Pictures within the data are to be left out; everything else must be reproduced exactly.
........
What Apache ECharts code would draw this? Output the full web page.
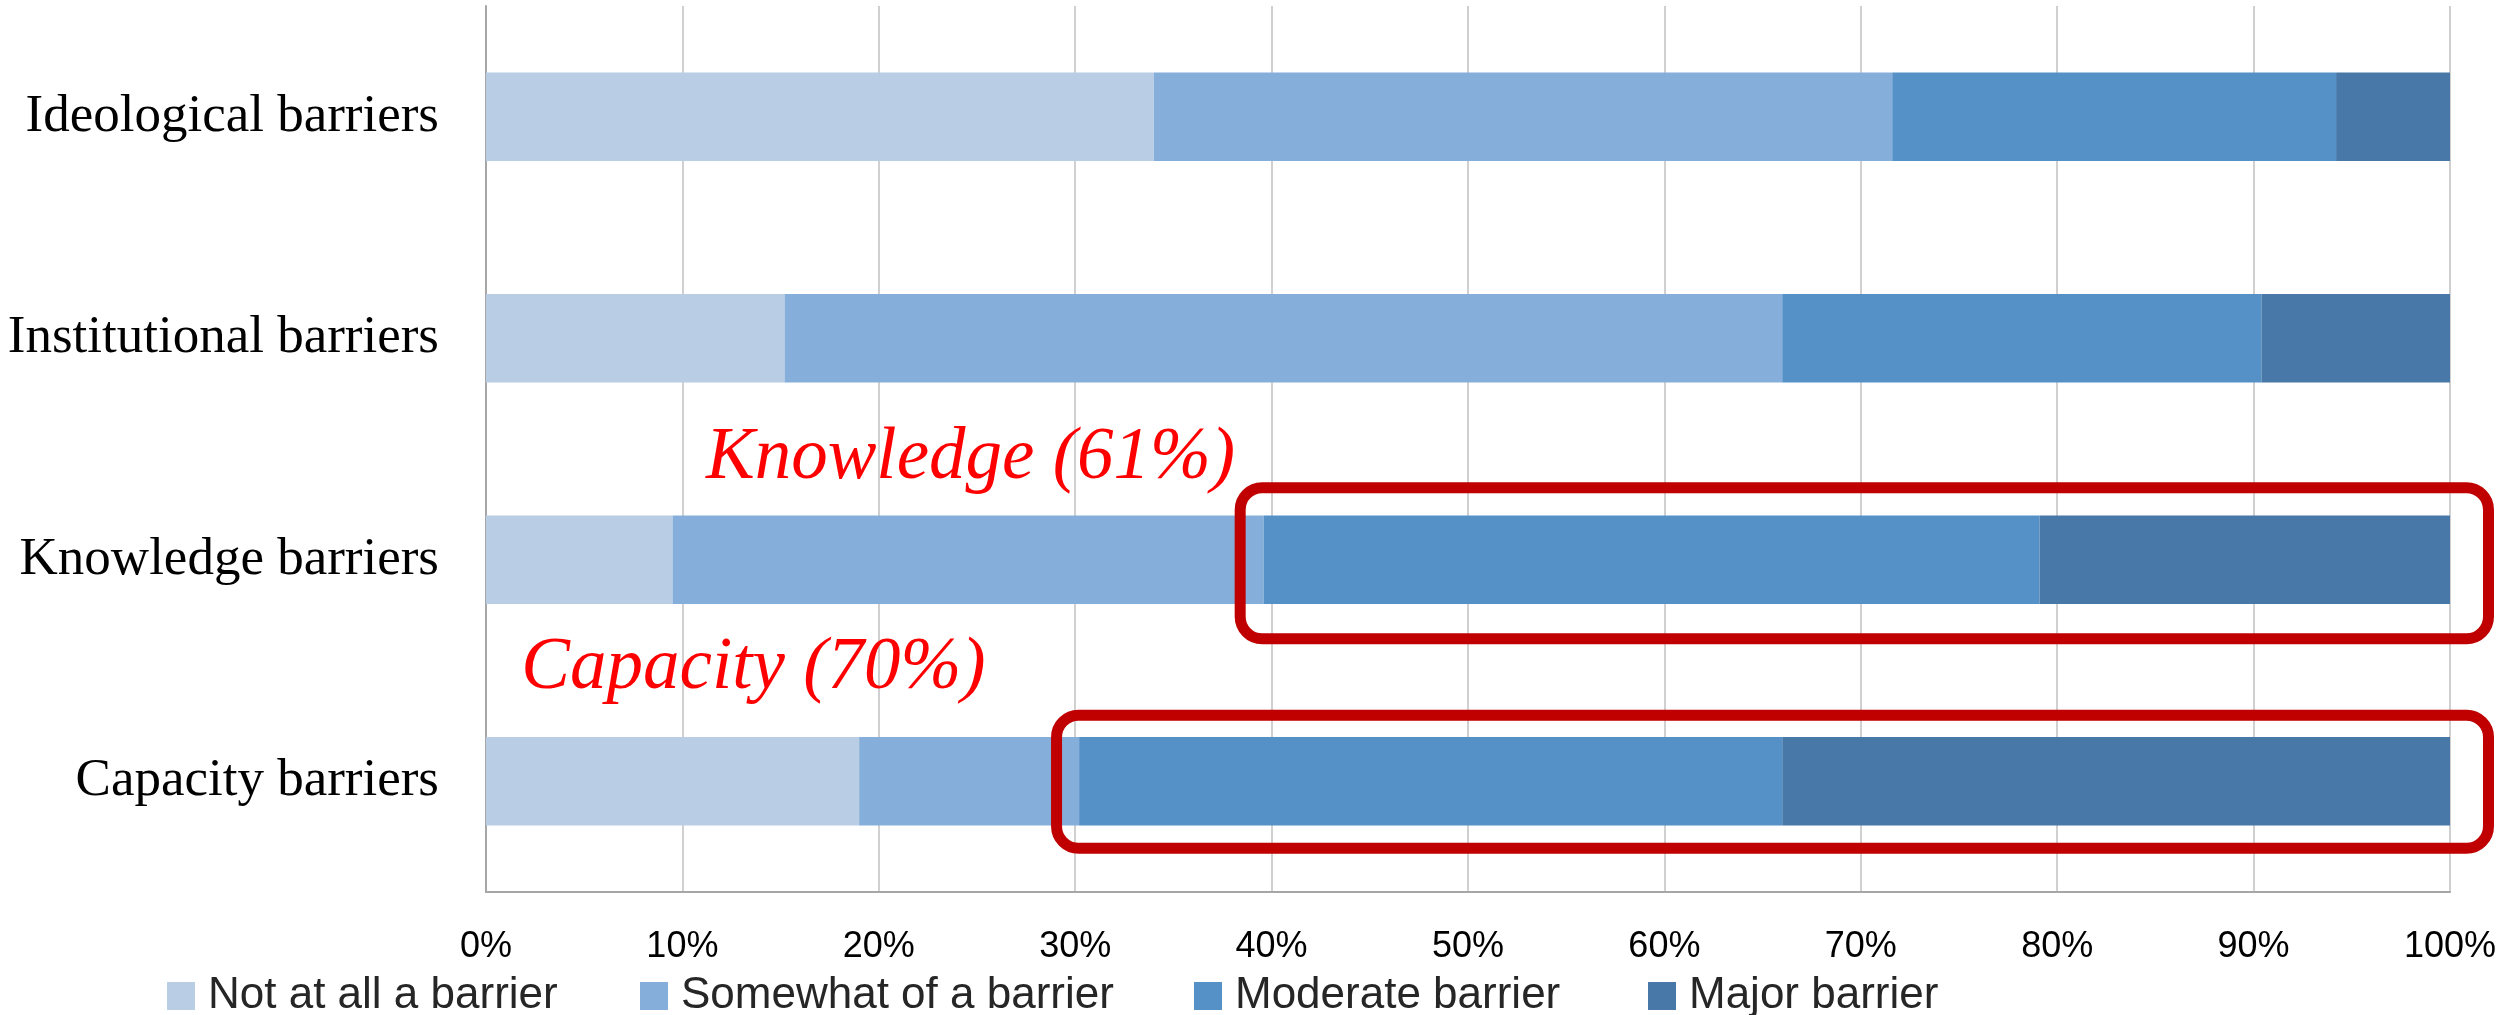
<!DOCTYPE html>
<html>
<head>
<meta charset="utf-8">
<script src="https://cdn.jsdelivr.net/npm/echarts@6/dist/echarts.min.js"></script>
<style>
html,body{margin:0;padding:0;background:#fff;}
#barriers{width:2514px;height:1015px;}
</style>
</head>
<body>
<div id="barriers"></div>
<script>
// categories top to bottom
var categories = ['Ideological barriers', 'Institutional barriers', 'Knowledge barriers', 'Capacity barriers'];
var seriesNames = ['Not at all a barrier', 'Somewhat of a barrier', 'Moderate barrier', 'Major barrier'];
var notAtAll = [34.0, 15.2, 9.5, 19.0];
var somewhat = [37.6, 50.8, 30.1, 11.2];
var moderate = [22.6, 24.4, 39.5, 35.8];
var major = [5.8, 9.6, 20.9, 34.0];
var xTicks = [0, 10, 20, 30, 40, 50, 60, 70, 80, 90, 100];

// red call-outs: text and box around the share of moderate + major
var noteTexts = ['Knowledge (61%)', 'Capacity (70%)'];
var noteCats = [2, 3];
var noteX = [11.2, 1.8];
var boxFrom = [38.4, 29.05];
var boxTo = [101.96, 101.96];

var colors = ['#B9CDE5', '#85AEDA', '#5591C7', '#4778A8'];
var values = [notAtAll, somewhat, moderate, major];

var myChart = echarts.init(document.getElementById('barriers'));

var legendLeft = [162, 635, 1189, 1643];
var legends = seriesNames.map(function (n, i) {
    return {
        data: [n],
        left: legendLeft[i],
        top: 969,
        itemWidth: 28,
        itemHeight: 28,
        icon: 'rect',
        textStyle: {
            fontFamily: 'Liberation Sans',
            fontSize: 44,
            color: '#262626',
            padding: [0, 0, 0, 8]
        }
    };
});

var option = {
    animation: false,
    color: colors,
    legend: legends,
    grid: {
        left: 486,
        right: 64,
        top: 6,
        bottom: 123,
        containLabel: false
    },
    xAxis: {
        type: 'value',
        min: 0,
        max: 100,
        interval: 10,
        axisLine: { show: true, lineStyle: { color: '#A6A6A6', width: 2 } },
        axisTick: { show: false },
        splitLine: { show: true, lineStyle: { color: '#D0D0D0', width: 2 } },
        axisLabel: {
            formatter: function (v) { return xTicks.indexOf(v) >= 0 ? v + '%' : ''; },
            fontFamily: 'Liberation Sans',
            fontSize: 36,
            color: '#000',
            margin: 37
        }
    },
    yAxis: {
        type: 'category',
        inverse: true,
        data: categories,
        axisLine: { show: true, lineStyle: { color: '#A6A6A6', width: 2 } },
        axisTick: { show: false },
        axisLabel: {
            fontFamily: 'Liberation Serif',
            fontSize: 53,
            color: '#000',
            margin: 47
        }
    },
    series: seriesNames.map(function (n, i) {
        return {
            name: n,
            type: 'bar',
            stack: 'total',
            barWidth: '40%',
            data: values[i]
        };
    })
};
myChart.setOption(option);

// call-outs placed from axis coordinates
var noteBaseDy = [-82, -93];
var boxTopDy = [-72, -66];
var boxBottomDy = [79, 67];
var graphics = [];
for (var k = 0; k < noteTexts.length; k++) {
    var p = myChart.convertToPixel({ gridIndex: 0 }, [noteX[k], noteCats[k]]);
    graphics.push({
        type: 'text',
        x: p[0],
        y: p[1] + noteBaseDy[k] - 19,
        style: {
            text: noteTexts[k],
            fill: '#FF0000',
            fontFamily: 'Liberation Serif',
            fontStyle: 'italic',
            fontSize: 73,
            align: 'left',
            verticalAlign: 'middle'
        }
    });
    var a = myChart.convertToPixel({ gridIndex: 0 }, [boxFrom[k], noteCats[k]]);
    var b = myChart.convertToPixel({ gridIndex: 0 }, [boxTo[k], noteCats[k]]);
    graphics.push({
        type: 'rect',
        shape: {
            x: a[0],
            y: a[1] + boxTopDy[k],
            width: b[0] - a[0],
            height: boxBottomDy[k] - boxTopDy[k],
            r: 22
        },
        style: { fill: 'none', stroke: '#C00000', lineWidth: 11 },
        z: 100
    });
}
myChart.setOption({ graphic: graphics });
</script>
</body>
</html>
........
* [Solution to this problem]
What Apache ECharts code would draw this? Output the full web page.
<!DOCTYPE html>
<html>
<head>
<meta charset="utf-8">
<script src="https://cdn.jsdelivr.net/npm/echarts@6/dist/echarts.min.js"></script>
<style>
html,body{margin:0;padding:0;background:#fff;}
#barriers{width:2514px;height:1015px;}
</style>
</head>
<body>
<div id="barriers"></div>
<script>
// categories top to bottom
var categories = ['Ideological barriers', 'Institutional barriers', 'Knowledge barriers', 'Capacity barriers'];
var seriesNames = ['Not at all a barrier', 'Somewhat of a barrier', 'Moderate barrier', 'Major barrier'];
var notAtAll = [34.0, 15.2, 9.5, 19.0];
var somewhat = [37.6, 50.8, 30.1, 11.2];
var moderate = [22.6, 24.4, 39.5, 35.8];
var major = [5.8, 9.6, 20.9, 34.0];
var xTicks = [0, 10, 20, 30, 40, 50, 60, 70, 80, 90, 100];

// red call-outs: text and box around the share of moderate + major
var noteTexts = ['Knowledge (61%)', 'Capacity (70%)'];
var noteCats = [2, 3];
var noteX = [11.2, 1.8];
var boxFrom = [38.4, 29.05];
var boxTo = [101.96, 101.96];

var colors = ['#B9CDE5', '#85AEDA', '#5591C7', '#4778A8'];
var values = [notAtAll, somewhat, moderate, major];

var myChart = echarts.init(document.getElementById('barriers'));

var legendLeft = [162, 635, 1189, 1643];
var legends = seriesNames.map(function (n, i) {
    return {
        data: [n],
        left: legendLeft[i],
        top: 969,
        itemWidth: 28,
        itemHeight: 28,
        icon: 'rect',
        textStyle: {
            fontFamily: 'Liberation Sans',
            fontSize: 44,
            color: '#262626',
            padding: [0, 0, 0, 8]
        }
    };
});

var option = {
    animation: false,
    color: colors,
    legend: legends,
    grid: {
        left: 486,
        right: 64,
        top: 6,
        bottom: 123,
        containLabel: false
    },
    xAxis: {
        type: 'value',
        min: 0,
        max: 100,
        interval: 10,
        axisLine: { show: true, lineStyle: { color: '#A6A6A6', width: 2 } },
        axisTick: { show: false },
        splitLine: { show: true, lineStyle: { color: '#D0D0D0', width: 2 } },
        axisLabel: {
            formatter: function (v) { return xTicks.indexOf(v) >= 0 ? v + '%' : ''; },
            fontFamily: 'Liberation Sans',
            fontSize: 36,
            color: '#000',
            margin: 37
        }
    },
    yAxis: {
        type: 'category',
        inverse: true,
        data: categories,
        axisLine: { show: true, lineStyle: { color: '#A6A6A6', width: 2 } },
        axisTick: { show: false },
        axisLabel: {
            fontFamily: 'Liberation Serif',
            fontSize: 53,
            color: '#000',
            margin: 47
        }
    },
    series: seriesNames.map(function (n, i) {
        return {
            name: n,
            type: 'bar',
            stack: 'total',
            barWidth: '40%',
            data: values[i]
        };
    })
};
myChart.setOption(option);

// call-outs placed from axis coordinates
var noteBaseDy = [-82, -93];
var boxTopDy = [-72, -66];
var boxBottomDy = [79, 67];
var graphics = [];
for (var k = 0; k < noteTexts.length; k++) {
    var p = myChart.convertToPixel({ gridIndex: 0 }, [noteX[k], noteCats[k]]);
    graphics.push({
        type: 'text',
        x: p[0],
        y: p[1] + noteBaseDy[k] - 19,
        style: {
            text: noteTexts[k],
            fill: '#FF0000',
            fontFamily: 'Liberation Serif',
            fontStyle: 'italic',
            fontSize: 73,
            align: 'left',
            verticalAlign: 'middle'
        }
    });
    var a = myChart.convertToPixel({ gridIndex: 0 }, [boxFrom[k], noteCats[k]]);
    var b = myChart.convertToPixel({ gridIndex: 0 }, [boxTo[k], noteCats[k]]);
    graphics.push({
        type: 'rect',
        shape: {
            x: a[0],
            y: a[1] + boxTopDy[k],
            width: b[0] - a[0],
            height: boxBottomDy[k] - boxTopDy[k],
            r: 22
        },
        style: { fill: 'none', stroke: '#C00000', lineWidth: 11 },
        z: 100
    });
}
myChart.setOption({ graphic: graphics });
</script>
</body>
</html>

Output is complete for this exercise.